O direito à verdade é fundamentado na interpretação combinada do artigo 8° (garantias judiciais), artigo 25 (garantia de um recurso efetivo) e artigo 1° (obrigação dos Estados de garantir o gozo dos direitos humanos a todos aqueles sob sua jurisdição) da Convenção Americana de Direitos do Homem (CADH) e oriundo da análise de vários casos de desaparecimento forçado de pessoas5.
A existência de um “direito à verdade e informação” (right to the thruth and information) foi evocado, pela primeira vez, pela Comissão Interamericana dos Direitos do Homem (CoIDH) durante o julgamento do caso Castillo Paez c. Peru6. Naquele momento a CIDH recusou-se a analisar a questão de maneira autônoma, sob o argumento de que o direito à verdade não havia sido vislumbrado na Convenção Americana dos Direitos do Homem (CADH), embora pudesse resultar da doutrina e da jurisprudência internacionais. Além disso, segundo à Corte, ele seria ínsito ao dever de investigar que havia sido reconhecido ao Estado Peruano7.
Três anos após, o direito à verdade foi finalmente consagrado pela Corte Interamericana na decisão Bámaca Velásquez c. Guatemala8. Nela, a CIDH definiu o “direito à verdade”, como sendo «o direito da vítima ou de seus familiares próximos de obter a clarificação dos fatos relacionados com as violações, bem como, a declaração das responsabilidades delas decorrentes pelos Órgãos competentes do Estado, através da investigação e julgamento estabelecidos nos artigos 8 e 25 da Convenção»9. Mais tarde, a CIDH complementou que o direito à verdade incluía ainda, o direito das vítimas e de sua família de verem os responsáveis pelas violações de seus direitos humanos, não só processados criminalmente, mas também “sancionados”, bem como, o direito de serem indenizados pelos prejuízos suportados10.
O direito à verdade foi afirmado diversas vezes pela Corte como um meio importante de reparação pelas violações de Direito sofridas, cite-se, por exemplo, passagem da sentença do caso Hermanos Gómez Paquiyauri c. Pérou11, na parte que dispunha sobre a reparação dos prejuízos:
230. La Corte considera que las víctimas de graves violaciones de derechos humanos y sus familiares, en su caso, tienen el derecho a conocer la verdad. En consecuencia, los familiares de las víctimas en el presente caso tienen el derecho a ser informados de todo lo sucedido en relación con dichas violaciones. Este derecho a la verdad ha venido siendo desarrollado por el Derecho Internacional de los Derechos Humanos; al ser reconocido y ejercido en una situación concreta, ello constituye un medio importante de reparación. Por lo tanto, da lugar a una expectativa que el Estado debe satisfacer a los familiares de la víctima».

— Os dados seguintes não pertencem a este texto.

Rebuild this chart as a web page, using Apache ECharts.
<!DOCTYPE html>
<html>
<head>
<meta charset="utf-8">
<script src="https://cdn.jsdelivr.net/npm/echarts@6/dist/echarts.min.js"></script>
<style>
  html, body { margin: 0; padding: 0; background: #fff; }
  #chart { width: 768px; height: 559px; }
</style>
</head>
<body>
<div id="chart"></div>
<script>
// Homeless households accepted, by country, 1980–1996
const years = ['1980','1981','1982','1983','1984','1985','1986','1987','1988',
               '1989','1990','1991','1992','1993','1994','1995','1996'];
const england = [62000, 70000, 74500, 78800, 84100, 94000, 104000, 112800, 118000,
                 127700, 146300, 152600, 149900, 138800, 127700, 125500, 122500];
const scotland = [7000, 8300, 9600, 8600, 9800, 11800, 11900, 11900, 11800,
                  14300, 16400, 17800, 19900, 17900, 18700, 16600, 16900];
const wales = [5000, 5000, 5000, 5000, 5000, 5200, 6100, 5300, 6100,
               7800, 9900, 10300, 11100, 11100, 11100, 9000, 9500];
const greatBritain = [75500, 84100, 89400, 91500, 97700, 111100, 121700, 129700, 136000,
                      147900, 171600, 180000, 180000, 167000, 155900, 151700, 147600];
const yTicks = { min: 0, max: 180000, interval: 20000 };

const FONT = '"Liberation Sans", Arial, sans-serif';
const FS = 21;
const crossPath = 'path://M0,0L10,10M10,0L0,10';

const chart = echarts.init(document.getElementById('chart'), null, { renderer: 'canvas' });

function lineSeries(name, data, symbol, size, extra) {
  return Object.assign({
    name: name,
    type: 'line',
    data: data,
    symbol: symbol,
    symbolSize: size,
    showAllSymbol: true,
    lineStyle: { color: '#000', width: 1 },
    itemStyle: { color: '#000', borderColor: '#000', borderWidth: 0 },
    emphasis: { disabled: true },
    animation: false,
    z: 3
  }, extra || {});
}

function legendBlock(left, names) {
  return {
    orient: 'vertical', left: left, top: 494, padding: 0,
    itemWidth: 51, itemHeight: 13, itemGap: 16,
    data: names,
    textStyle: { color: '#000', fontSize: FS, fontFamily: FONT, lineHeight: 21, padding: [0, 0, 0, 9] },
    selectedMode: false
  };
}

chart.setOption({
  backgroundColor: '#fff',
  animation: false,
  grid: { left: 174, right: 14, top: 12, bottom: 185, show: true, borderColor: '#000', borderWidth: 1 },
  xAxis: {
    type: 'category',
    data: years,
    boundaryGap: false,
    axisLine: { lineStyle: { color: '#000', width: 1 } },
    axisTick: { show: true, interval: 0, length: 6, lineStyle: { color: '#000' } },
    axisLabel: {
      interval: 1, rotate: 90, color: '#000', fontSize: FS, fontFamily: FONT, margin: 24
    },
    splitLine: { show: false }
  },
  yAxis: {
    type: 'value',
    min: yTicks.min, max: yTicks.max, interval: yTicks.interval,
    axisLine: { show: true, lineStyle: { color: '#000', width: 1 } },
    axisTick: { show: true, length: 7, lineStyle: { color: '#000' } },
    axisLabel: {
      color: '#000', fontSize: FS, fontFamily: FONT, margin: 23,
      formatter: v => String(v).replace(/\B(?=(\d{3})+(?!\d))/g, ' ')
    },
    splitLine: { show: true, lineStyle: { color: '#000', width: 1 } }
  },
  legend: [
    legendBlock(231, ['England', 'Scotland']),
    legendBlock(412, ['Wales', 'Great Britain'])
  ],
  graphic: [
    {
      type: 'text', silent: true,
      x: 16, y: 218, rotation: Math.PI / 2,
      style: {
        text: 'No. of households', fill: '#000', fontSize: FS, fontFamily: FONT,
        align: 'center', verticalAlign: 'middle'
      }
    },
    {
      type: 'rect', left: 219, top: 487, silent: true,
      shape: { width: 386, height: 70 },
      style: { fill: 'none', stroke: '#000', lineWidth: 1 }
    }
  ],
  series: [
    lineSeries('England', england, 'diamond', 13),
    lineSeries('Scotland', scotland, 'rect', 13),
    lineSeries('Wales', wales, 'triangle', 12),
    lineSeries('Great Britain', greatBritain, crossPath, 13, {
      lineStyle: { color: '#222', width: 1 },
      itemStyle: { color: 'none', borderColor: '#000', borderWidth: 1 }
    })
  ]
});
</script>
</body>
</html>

O direito à verdade parece-nos ter dupla natureza: substancial e instrumental. Substancial quando garante o direito ao esclarecimento dos fatos, à verdade propriamente dita (right to the truth and information); e instrumental quando impõe ao Estado obrigações de fundo investigativo e processual com observância das garantias de um devido processo legal (art. 8 CADH) para se chegar a essa verdade, inclusive, a de que a clarificação dos fatos, julgamento e sanção dos responsáveis se façam num prazo razoável12.

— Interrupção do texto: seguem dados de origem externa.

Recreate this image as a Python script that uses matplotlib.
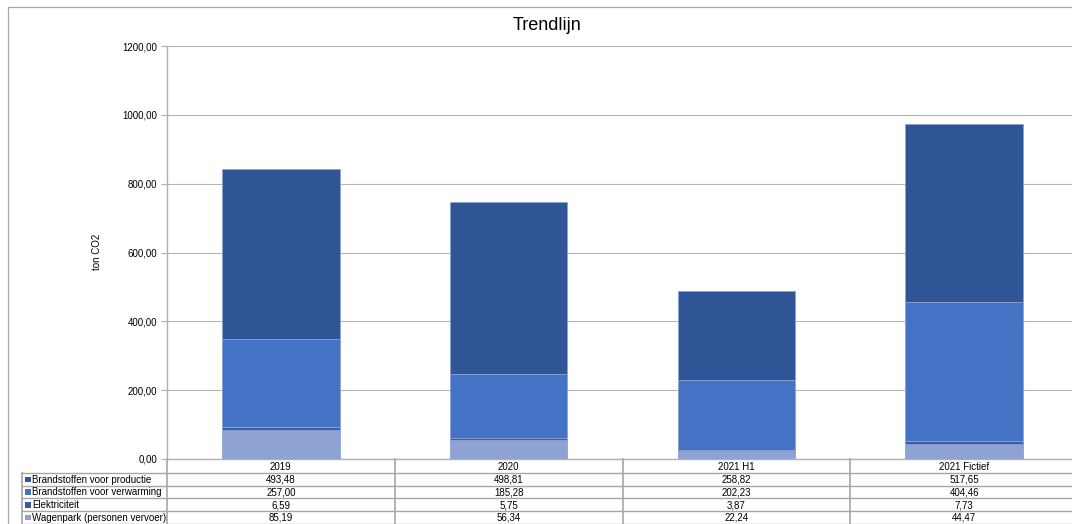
import matplotlib
matplotlib.use('Agg')
import matplotlib.pyplot as plt
from matplotlib.ticker import FuncFormatter

plt.rcParams['font.family'] = ['Liberation Sans', 'DejaVu Sans']

# ---- data -------------------------------------------------------------------
categories = ['2019', '2020', '2021 H1', '2021 Fictief']
series_names = ['Brandstoffen voor productie', 'Brandstoffen voor verwarming',
                'Elektriciteit', 'Wagenpark (personen vervoer)']
productie = [493.48, 498.81, 258.82, 517.65]
verwarming = [257.00, 185.28, 202.23, 404.46]
elektriciteit = [6.59, 5.75, 3.87, 7.73]
wagenpark = [85.19, 56.34, 22.24, 44.47]
y_ticks = [0, 200, 400, 600, 800, 1000, 1200]

colors = ['#2f5597', '#4472c4', '#3a5ca8', '#8fa2d4']

W, H = 1072, 524
fig = plt.figure(figsize=(W / 100, H / 100), dpi=100)

# pixel layout helpers
px_left, px_right = 167, 1078
px_top, px_bottom = 46, 459


def fx(px):
    return px / W


def fy(py):
    return 1 - py / H


ax = fig.add_axes([fx(px_left), fy(px_bottom), fx(px_right - px_left),
                   (px_bottom - px_top) / H])

x = list(range(len(categories)))
stack_order = [(wagenpark, 3), (elektriciteit, 2), (verwarming, 1), (productie, 0)]
bottom = [0.0] * len(categories)
for vals, idx in stack_order:
    ax.bar(x, vals, width=0.515, bottom=bottom, color=colors[idx],
           edgecolor='#8ea2d2', linewidth=0.6, zorder=3)
    bottom = [b + v for b, v in zip(bottom, vals)]

ax.set_xlim(-0.5, len(categories) - 0.5)
ax.set_ylim(0, 1200)
ax.set_yticks(y_ticks)
ax.yaxis.set_major_formatter(FuncFormatter(lambda v, p: f'{v:.2f}'.replace('.', ',')))
ax.tick_params(axis='y', labelsize=7, length=4, width=0.8, color='#b0b0b0', pad=3)
ax.set_xticks([])
ax.grid(axis='y', color='#b4b4b4', linewidth=0.8, zorder=0)
for side in ['top', 'right']:
    ax.spines[side].set_visible(False)
for side in ['left', 'bottom']:
    ax.spines[side].set_color('#b0b0b0')
    ax.spines[side].set_linewidth(1.0)

fig.text(fx(547), fy(25), 'Trendlijn', ha='center', va='center', fontsize=13)
fig.text(fx(97), fy(252), 'ton CO2', ha='center', va='center', rotation=90, fontsize=7)

# ---- outer frame ------------------------------------------------------------
ov = fig.add_axes([0, 0, 1, 1], zorder=-1)
ov.set_xlim(0, W)
ov.set_ylim(H, 0)
ov.axis('off')
ov.plot([8, 8, W], [H, 7, 7], color='#a8a8a8', linewidth=0.9)

# ---- data table -------------------------------------------------------------
tb = fig.add_axes([0, 0, 1, 1], zorder=5)
tb.set_xlim(0, W)
tb.set_ylim(H, 0)
tb.axis('off')

col_w = (px_right - px_left) / len(categories)
head_top, head_bot = px_bottom, 473
row_h = 12.7
label_left = 22
line_c = '#a6a6a6'

col_edges = [px_left + i * col_w for i in range(len(categories) + 1)]
table_rows = [productie, verwarming, elektriciteit, wagenpark]
table_bottom = head_bot + row_h * len(table_rows)

for xe in col_edges:
    tb.plot([xe, xe], [head_top, table_bottom], color=line_c, linewidth=1.2)
tb.plot([label_left, label_left], [head_bot, table_bottom], color=line_c, linewidth=1.2)
for i in range(len(table_rows) + 1):
    yy = head_bot + i * row_h
    tb.plot([label_left, W], [yy, yy], color=line_c, linewidth=1.0)

for i, cat in enumerate(categories):
    tb.text(px_left + (i + 0.5) * col_w, (head_top + head_bot) / 2 + 0.5, cat,
            ha='center', va='center', fontsize=7)

for r, (name, vals) in enumerate(zip(series_names, table_rows)):
    yc = head_bot + (r + 0.5) * row_h
    tb.add_patch(plt.Rectangle((25, yc - 2.8), 5.6, 5.6, color=colors[r], linewidth=0))
    tb.text(32, yc + 0.3, name, ha='left', va='center', fontsize=7)
    for i, v in enumerate(vals):
        tb.text(px_left + (i + 0.5) * col_w, yc + 0.3, f'{v:.2f}'.replace('.', ','),
                ha='center', va='center', fontsize=7)

fig.savefig('out.png', dpi=100)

Com efeito, a Corte afirma que nos casos de desaparecimentos forçados, o Estado tem dever de investigar de ofício; não podendo se contentar com uma investigação formal, impondo quase que uma obrigação de resultado ao Estado, vejamos:
61. Esta Corte ha señalado reiteradamente que la obligación de investigar debe cumplirse “con seriedad y no como una simple formalidade condenada de antemano a ser infructuosa”. La investigación que el Estado lleve a cabo en cumplimiento de esta obligación “[d]ebe tener un sentido y ser asumida por el [mismo] como un deber jurídico propio y no como una simple gestión de intereses particulares, que dependa de la iniciativa procesal de la víctima o de sus familiares o de la aportación privada de elementos probatorios, sin que la autoridad pública busque efectivamente la verdad”.(grifo nosso)

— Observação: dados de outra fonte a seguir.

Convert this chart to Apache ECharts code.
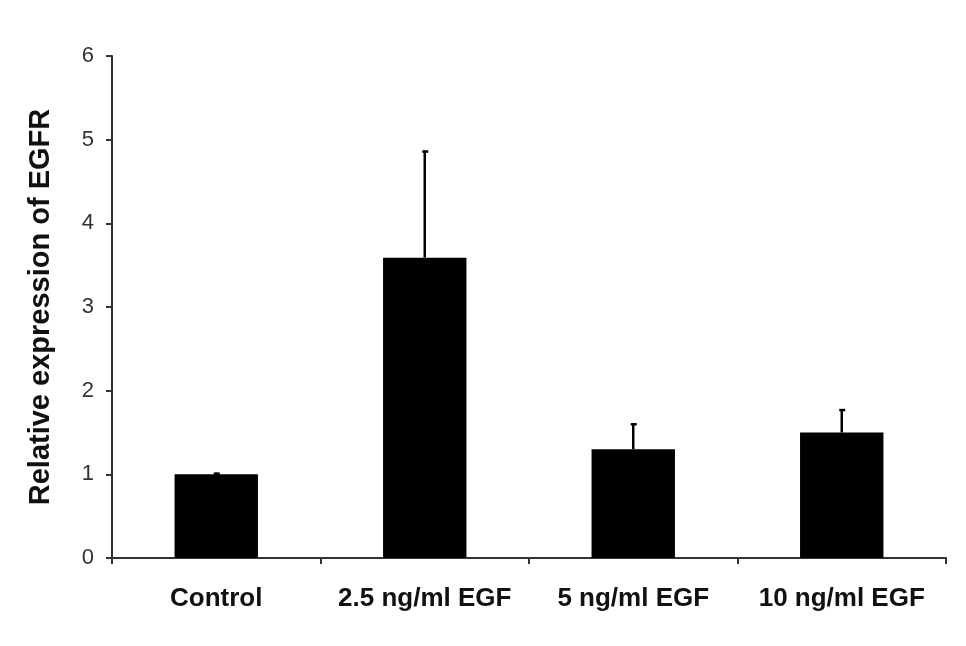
<!DOCTYPE html>
<html>
<head>
<meta charset="utf-8">
<script src="https://cdn.jsdelivr.net/npm/echarts@6/dist/echarts.min.js"></script>
<style>
html,body{margin:0;padding:0;background:#fff;}
#c{width:966px;height:646px;}
</style>
</head>
<body>
<div id="c"></div>
<script>
var categories = ['Control', '2.5 ng/ml EGF', '5 ng/ml EGF', '10 ng/ml EGF'];
var means = [1.0, 3.59, 1.3, 1.5];
var errors = [0.02, 1.28, 0.31, 0.28];
var yTicks = [0, 1, 2, 3, 4, 5, 6];

var chart = echarts.init(document.getElementById('c'), null, {renderer: 'canvas'});
var errData = categories.map(function (c, i) { return [i, means[i], means[i] + errors[i]]; });

chart.setOption({
  backgroundColor: '#ffffff',
  animation: false,
  grid: {left: 112, right: 20, top: 56, bottom: 88, containLabel: false},
  xAxis: {
    type: 'category',
    data: categories,
    boundaryGap: true,
    axisLine: {lineStyle: {color: '#333', width: 2}},
    axisTick: {show: true, length: 6, inside: false, lineStyle: {color: '#333', width: 2}},
    axisLabel: {
      color: '#111', fontFamily: 'Liberation Sans, Arial, sans-serif',
      fontWeight: 'bold', fontSize: 26, margin: 28, interval: 0
    },
    splitLine: {show: false}
  },
  yAxis: {
    type: 'value',
    min: yTicks[0], max: yTicks[yTicks.length - 1], interval: 1,
    name: 'Relative expression of EGFR',
    nameLocation: 'middle',
    nameRotate: 90,
    nameGap: 57,
    nameTextStyle: {
      color: '#111', fontFamily: 'Liberation Sans, Arial, sans-serif',
      fontWeight: 'bold', fontSize: 29
    },
    axisLine: {show: true, lineStyle: {color: '#333', width: 2}},
    axisTick: {show: true, length: 6, inside: false, lineStyle: {color: '#333', width: 2}},
    axisLabel: {
      color: '#333', fontFamily: 'Liberation Sans, Arial, sans-serif',
      fontSize: 22, margin: 18
    },
    splitLine: {show: false}
  },
  series: [
    {
      type: 'bar',
      data: means,
      barWidth: '40%',
      itemStyle: {color: '#000000'},
      z: 2
    },
    {
      type: 'custom',
      data: errData,
      z: 3,
      renderItem: function (params, api) {
        var x = api.value(0);
        var lo = api.coord([x, api.value(1)]);
        var hi = api.coord([x, api.value(2)]);
        return {
          type: 'group',
          children: [
            {type: 'line', shape: {x1: lo[0], y1: lo[1], x2: hi[0], y2: hi[1]},
             style: {stroke: '#000', lineWidth: 2.5}},
            {type: 'line', shape: {x1: hi[0] - 2.5, y1: hi[1] + 1, x2: hi[0] + 3.5, y2: hi[1] + 1},
             style: {stroke: '#000', lineWidth: 2.5}}
          ]
        };
      }
    }
  ]
});
</script>
</body>
</html>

65. La investigación que deben emprender los Estados debe ser realizada con la debida diligencia, puesto que debe ser efectiva. Esto implica que el órgano que investiga debe llevar a cabo, dentro de un plazo razonable, todas aquellas diligencias que sean necesarias con el fin de intentar obtener un resultado.”(grifo nosso)13
No entanto, este dever de ofício não elide o direito das vítimas ou de seus familiares de exercer papel ativo no processo, com base nas garantias judiciais do artigo 8° da CADH. De fato, para a Corte, o devido processo legal traz garantias judicias tanto ao acusado, quanto às vítimas e seus familiares:
63. Este Tribunal también ha señalado que del artículo 8 de la Convención se desprende que las víctimas de las violaciones de los derechos humanos, o sus familiares, deben contar con amplias posibilidades de ser oídos y actuar en los respectivos procesos, tanto en procura del esclarecimiento de los hechos y del castigo de los responsables, como en busca de una debida reparación.14
Em última análise, o direito à verdade desafia os Estados a manterem um nível de “qualidade” da Justiça, ditado pela sua eficiência e concretude. Ideia reforçada pela obrigação imposta aos Estados de lutarem contra a impunidade no continente, pois do contrário vai se propiciar a “repetição crônica das violações de direitos humanos e o total desamparo das vítimas e de seus familiares”15.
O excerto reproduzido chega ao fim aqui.